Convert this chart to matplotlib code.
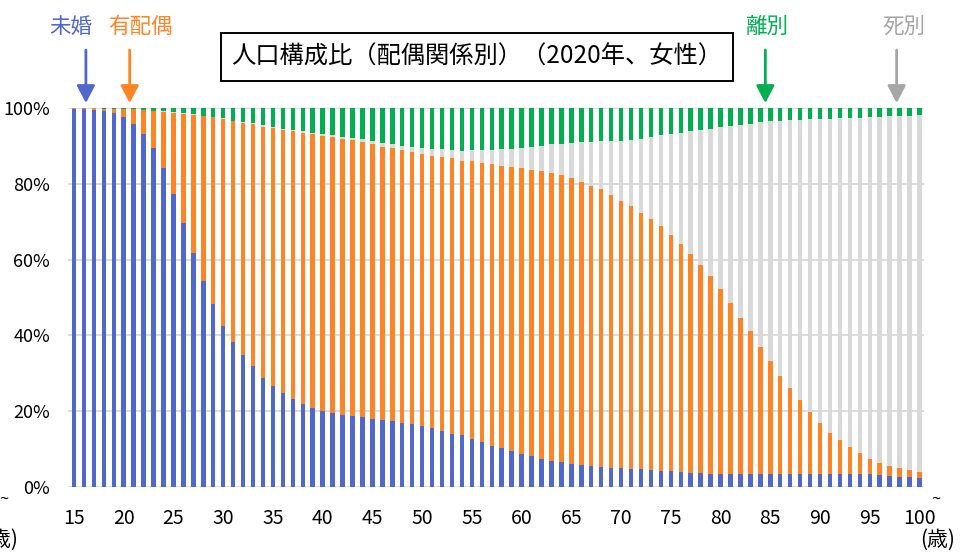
import numpy as np
import matplotlib
matplotlib.use("Agg")
import matplotlib.pyplot as plt

plt.rcParams['font.family'] = ['Noto Sans CJK JP', 'DejaVu Sans']

# ---- data (percent of women by marital status, 2020) ----
ages = list(range(15, 101))
tick_ages = list(range(15, 101, 5))
tick_labels = [str(a) for a in tick_ages]
series_names = ["未婚", "有配偶", "死別", "離別"]

never_married = [
    99.8, 99.7, 99.6, 99.3, 98.8, 97.7, 95.9, 93.2, 89.5, 84.3, 77.3, 69.7, 61.7, 54.4, 48.3, 42.6, 38.3, 34.7, 31.8, 28.8, 26.7,
    24.7, 23.1, 22.0, 20.9, 20.1, 19.5, 19.1, 18.8, 18.5, 18.0, 17.8, 17.3, 17.0, 16.7, 16.2, 15.6, 14.8, 14.1, 13.7, 12.6, 12.0,
    10.9, 10.2, 9.4, 8.8, 8.2, 7.5, 6.9, 6.7, 6.2, 5.9, 5.6, 5.3, 5.1, 4.9, 4.7, 4.7, 4.6, 4.3, 4.1, 3.9, 3.8,
    3.6, 3.5, 3.5, 3.5, 3.3, 3.3, 3.3, 3.3, 3.3, 3.3, 3.5, 3.5, 3.5, 3.5, 3.5, 3.5, 3.3, 3.3, 3.1, 3.0, 2.7, 2.6, 2.3,
]
married = [
    0.1, 0.2, 0.3, 0.5, 1.0, 2.1, 3.8, 6.3, 9.8, 14.7, 21.5, 28.8, 36.5, 43.5, 49.2, 54.5, 58.2, 61.4, 63.9, 66.3, 67.9,
    69.5, 70.7, 71.5, 72.3, 72.6, 72.8, 72.8, 72.8, 72.6, 72.5, 72.0, 72.1, 71.9, 71.7, 71.7, 71.7, 72.2, 72.6, 72.3, 73.3, 73.5,
    74.3, 74.6, 75.0, 75.4, 75.4, 75.9, 75.9, 75.5, 75.2, 74.7, 73.9, 73.2, 72.0, 70.6, 69.4, 67.6, 66.2, 64.6, 62.5, 60.2, 57.8,
    55.1, 52.1, 48.7, 45.1, 41.3, 37.9, 33.7, 29.9, 26.1, 22.7, 19.5, 16.2, 13.5, 10.8, 8.9, 7.1, 5.8, 4.1, 3.2, 2.6, 2.3, 1.9, 1.7,
]
widowed = [
    0.0, 0.0, 0.0, 0.0, 0.0, 0.0, 0.0, 0.0, 0.0, 0.1, 0.1, 0.1, 0.1, 0.1, 0.1, 0.2, 0.2, 0.2, 0.3, 0.3, 0.3,
    0.3, 0.3, 0.3, 0.3, 0.4, 0.5, 0.5, 0.6, 0.6, 0.7, 0.9, 1.0, 1.2, 1.2, 1.5, 1.8, 2.1, 2.2, 2.7, 3.0, 3.4,
    3.8, 4.3, 4.9, 5.3, 6.2, 6.7, 7.6, 8.4, 9.4, 10.3, 11.5, 12.7, 14.2, 15.9, 17.5, 19.6, 21.6, 23.9, 26.5, 29.4, 32.3,
    35.6, 38.9, 42.8, 46.7, 51.0, 54.7, 59.2, 63.3, 67.3, 70.8, 73.9, 77.4, 80.2, 82.9, 85.0, 86.8, 88.3, 90.1, 91.3, 92.2, 92.9, 93.5, 94.2,
]
divorced = [
    0.1, 0.1, 0.1, 0.2, 0.2, 0.2, 0.3, 0.5, 0.7, 0.9, 1.1, 1.4, 1.7, 2.0, 2.4, 2.7, 3.3, 3.7, 4.0, 4.6, 5.1,
    5.5, 5.9, 6.2, 6.5, 6.9, 7.2, 7.6, 7.8, 8.3, 8.8, 9.3, 9.6, 9.9, 10.4, 10.6, 10.9, 10.9, 11.1, 11.3, 11.1, 11.1,
    11.0, 10.9, 10.7, 10.5, 10.2, 9.9, 9.6, 9.4, 9.2, 9.1, 9.0, 8.8, 8.7, 8.6, 8.4, 8.1, 7.6, 7.2, 6.9, 6.5, 6.1,
    5.7, 5.5, 5.0, 4.7, 4.4, 4.1, 3.8, 3.5, 3.3, 3.2, 3.1, 2.9, 2.8, 2.8, 2.6, 2.6, 2.6, 2.5, 2.4, 2.2, 2.1, 2.0, 1.8,
]
arrow_ages = [16.2, 20.6, 97.7, 84.5]   # where each series label points (same order as series_names)

colors = ["#5068CC", "#FF8426", "#D9D9D9", "#00B050"]
label_colors = ["#5068CC", "#FF8426", "#A6A6A6", "#00B050"]
label_offsets = [-1.55, 1.1, 0.7, 0.1]   # label centre relative to arrow (in age units)

# ---- figure ----
W, H = 961, 556
fig = plt.figure(figsize=(W / 100, H / 100), dpi=100)
ax = fig.add_axes([68 / W, 1 - 487 / H, (924 - 68) / W, (487 - 108) / H])

x = np.array(ages, dtype=float)
data = np.array([never_married, married, widowed, divorced], dtype=float)
pct = data / data.sum(axis=0) * 100.0
bottom = np.zeros(len(ages))
for vals, c in zip(pct, colors):
    ax.bar(x, vals, bottom=bottom, width=0.45, color=c, linewidth=0, zorder=2)
    bottom += vals

ax.set_xlim(14.4, 100.45)
ax.set_ylim(0, 100)
ax.set_yticks(range(0, 101, 20))
ax.set_yticklabels([f"{v}%" for v in range(0, 101, 20)])
ax.set_xticks(tick_ages)
ax.set_xticklabels(tick_labels)
ax.tick_params(axis='both', length=0, colors="black")
ax.tick_params(axis='y', pad=13, labelsize=13)
ax.tick_params(axis='x', pad=15, labelsize=14)
ax.grid(axis='y', color="#D9D9D9", linewidth=1.3, zorder=0)
ax.set_axisbelow(True)
for s in ax.spines.values():
    s.set_visible(False)

# ---- series labels with arrows ----
for name, a, lc, off in zip(series_names, arrow_ages, label_colors, label_offsets):
    ax.annotate("", xy=(a, 101.3), xytext=(a, 115.3), xycoords='data',
                annotation_clip=False,
                arrowprops=dict(arrowstyle='-|>,head_width=0.55,head_length=1.05',
                                color=lc, lw=2, shrinkA=0, shrinkB=0))
    ax.text(a + off, 121.4, name, color=lc, fontsize=15.5,
            ha='center', va='center', clip_on=False)

# ---- title box ----
fig.text(477 / W, 1 - 57 / H, "人口構成比（配偶関係別）（2020年、女性）", fontsize=17.5,
         ha='center', va='center', color="black",
         bbox=dict(boxstyle="square,pad=0.44", facecolor="white", edgecolor="black", linewidth=1.4))

# ---- unit labels ----
fig.text(936 / W, 1 - 499 / H, "~", fontsize=12, ha='center', va='center')
fig.text(938 / W, 1 - 540 / H, "(歳)", fontsize=15, ha='center', va='center')
fig.text(4 / W, 1 - 499 / H, "~", fontsize=12, ha='center', va='center')
fig.text(18 / W, 1 - 540 / H, "(歳)", fontsize=15, ha='right', va='center')

fig.savefig("out.png", dpi=100)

════

Stated problem>
Leave out the pictures and retype every line above exactly.

Solution for this task>
Convert this chart to matplotlib code.
import numpy as np
import matplotlib
matplotlib.use("Agg")
import matplotlib.pyplot as plt

plt.rcParams['font.family'] = ['Noto Sans CJK JP', 'DejaVu Sans']

# ---- data (percent of women by marital status, 2020) ----
ages = list(range(15, 101))
tick_ages = list(range(15, 101, 5))
tick_labels = [str(a) for a in tick_ages]
series_names = ["未婚", "有配偶", "死別", "離別"]

never_married = [
    99.8, 99.7, 99.6, 99.3, 98.8, 97.7, 95.9, 93.2, 89.5, 84.3, 77.3, 69.7, 61.7, 54.4, 48.3, 42.6, 38.3, 34.7, 31.8, 28.8, 26.7,
    24.7, 23.1, 22.0, 20.9, 20.1, 19.5, 19.1, 18.8, 18.5, 18.0, 17.8, 17.3, 17.0, 16.7, 16.2, 15.6, 14.8, 14.1, 13.7, 12.6, 12.0,
    10.9, 10.2, 9.4, 8.8, 8.2, 7.5, 6.9, 6.7, 6.2, 5.9, 5.6, 5.3, 5.1, 4.9, 4.7, 4.7, 4.6, 4.3, 4.1, 3.9, 3.8,
    3.6, 3.5, 3.5, 3.5, 3.3, 3.3, 3.3, 3.3, 3.3, 3.3, 3.5, 3.5, 3.5, 3.5, 3.5, 3.5, 3.3, 3.3, 3.1, 3.0, 2.7, 2.6, 2.3,
]
married = [
    0.1, 0.2, 0.3, 0.5, 1.0, 2.1, 3.8, 6.3, 9.8, 14.7, 21.5, 28.8, 36.5, 43.5, 49.2, 54.5, 58.2, 61.4, 63.9, 66.3, 67.9,
    69.5, 70.7, 71.5, 72.3, 72.6, 72.8, 72.8, 72.8, 72.6, 72.5, 72.0, 72.1, 71.9, 71.7, 71.7, 71.7, 72.2, 72.6, 72.3, 73.3, 73.5,
    74.3, 74.6, 75.0, 75.4, 75.4, 75.9, 75.9, 75.5, 75.2, 74.7, 73.9, 73.2, 72.0, 70.6, 69.4, 67.6, 66.2, 64.6, 62.5, 60.2, 57.8,
    55.1, 52.1, 48.7, 45.1, 41.3, 37.9, 33.7, 29.9, 26.1, 22.7, 19.5, 16.2, 13.5, 10.8, 8.9, 7.1, 5.8, 4.1, 3.2, 2.6, 2.3, 1.9, 1.7,
]
widowed = [
    0.0, 0.0, 0.0, 0.0, 0.0, 0.0, 0.0, 0.0, 0.0, 0.1, 0.1, 0.1, 0.1, 0.1, 0.1, 0.2, 0.2, 0.2, 0.3, 0.3, 0.3,
    0.3, 0.3, 0.3, 0.3, 0.4, 0.5, 0.5, 0.6, 0.6, 0.7, 0.9, 1.0, 1.2, 1.2, 1.5, 1.8, 2.1, 2.2, 2.7, 3.0, 3.4,
    3.8, 4.3, 4.9, 5.3, 6.2, 6.7, 7.6, 8.4, 9.4, 10.3, 11.5, 12.7, 14.2, 15.9, 17.5, 19.6, 21.6, 23.9, 26.5, 29.4, 32.3,
    35.6, 38.9, 42.8, 46.7, 51.0, 54.7, 59.2, 63.3, 67.3, 70.8, 73.9, 77.4, 80.2, 82.9, 85.0, 86.8, 88.3, 90.1, 91.3, 92.2, 92.9, 93.5, 94.2,
]
divorced = [
    0.1, 0.1, 0.1, 0.2, 0.2, 0.2, 0.3, 0.5, 0.7, 0.9, 1.1, 1.4, 1.7, 2.0, 2.4, 2.7, 3.3, 3.7, 4.0, 4.6, 5.1,
    5.5, 5.9, 6.2, 6.5, 6.9, 7.2, 7.6, 7.8, 8.3, 8.8, 9.3, 9.6, 9.9, 10.4, 10.6, 10.9, 10.9, 11.1, 11.3, 11.1, 11.1,
    11.0, 10.9, 10.7, 10.5, 10.2, 9.9, 9.6, 9.4, 9.2, 9.1, 9.0, 8.8, 8.7, 8.6, 8.4, 8.1, 7.6, 7.2, 6.9, 6.5, 6.1,
    5.7, 5.5, 5.0, 4.7, 4.4, 4.1, 3.8, 3.5, 3.3, 3.2, 3.1, 2.9, 2.8, 2.8, 2.6, 2.6, 2.6, 2.5, 2.4, 2.2, 2.1, 2.0, 1.8,
]
arrow_ages = [16.2, 20.6, 97.7, 84.5]   # where each series label points (same order as series_names)

colors = ["#5068CC", "#FF8426", "#D9D9D9", "#00B050"]
label_colors = ["#5068CC", "#FF8426", "#A6A6A6", "#00B050"]
label_offsets = [-1.55, 1.1, 0.7, 0.1]   # label centre relative to arrow (in age units)

# ---- figure ----
W, H = 961, 556
fig = plt.figure(figsize=(W / 100, H / 100), dpi=100)
ax = fig.add_axes([68 / W, 1 - 487 / H, (924 - 68) / W, (487 - 108) / H])

x = np.array(ages, dtype=float)
data = np.array([never_married, married, widowed, divorced], dtype=float)
pct = data / data.sum(axis=0) * 100.0
bottom = np.zeros(len(ages))
for vals, c in zip(pct, colors):
    ax.bar(x, vals, bottom=bottom, width=0.45, color=c, linewidth=0, zorder=2)
    bottom += vals

ax.set_xlim(14.4, 100.45)
ax.set_ylim(0, 100)
ax.set_yticks(range(0, 101, 20))
ax.set_yticklabels([f"{v}%" for v in range(0, 101, 20)])
ax.set_xticks(tick_ages)
ax.set_xticklabels(tick_labels)
ax.tick_params(axis='both', length=0, colors="black")
ax.tick_params(axis='y', pad=13, labelsize=13)
ax.tick_params(axis='x', pad=15, labelsize=14)
ax.grid(axis='y', color="#D9D9D9", linewidth=1.3, zorder=0)
ax.set_axisbelow(True)
for s in ax.spines.values():
    s.set_visible(False)

# ---- series labels with arrows ----
for name, a, lc, off in zip(series_names, arrow_ages, label_colors, label_offsets):
    ax.annotate("", xy=(a, 101.3), xytext=(a, 115.3), xycoords='data',
                annotation_clip=False,
                arrowprops=dict(arrowstyle='-|>,head_width=0.55,head_length=1.05',
                                color=lc, lw=2, shrinkA=0, shrinkB=0))
    ax.text(a + off, 121.4, name, color=lc, fontsize=15.5,
            ha='center', va='center', clip_on=False)

# ---- title box ----
fig.text(477 / W, 1 - 57 / H, "人口構成比（配偶関係別）（2020年、女性）", fontsize=17.5,
         ha='center', va='center', color="black",
         bbox=dict(boxstyle="square,pad=0.44", facecolor="white", edgecolor="black", linewidth=1.4))

# ---- unit labels ----
fig.text(936 / W, 1 - 499 / H, "~", fontsize=12, ha='center', va='center')
fig.text(938 / W, 1 - 540 / H, "(歳)", fontsize=15, ha='center', va='center')
fig.text(4 / W, 1 - 499 / H, "~", fontsize=12, ha='center', va='center')
fig.text(18 / W, 1 - 540 / H, "(歳)", fontsize=15, ha='right', va='center')

fig.savefig("out.png", dpi=100)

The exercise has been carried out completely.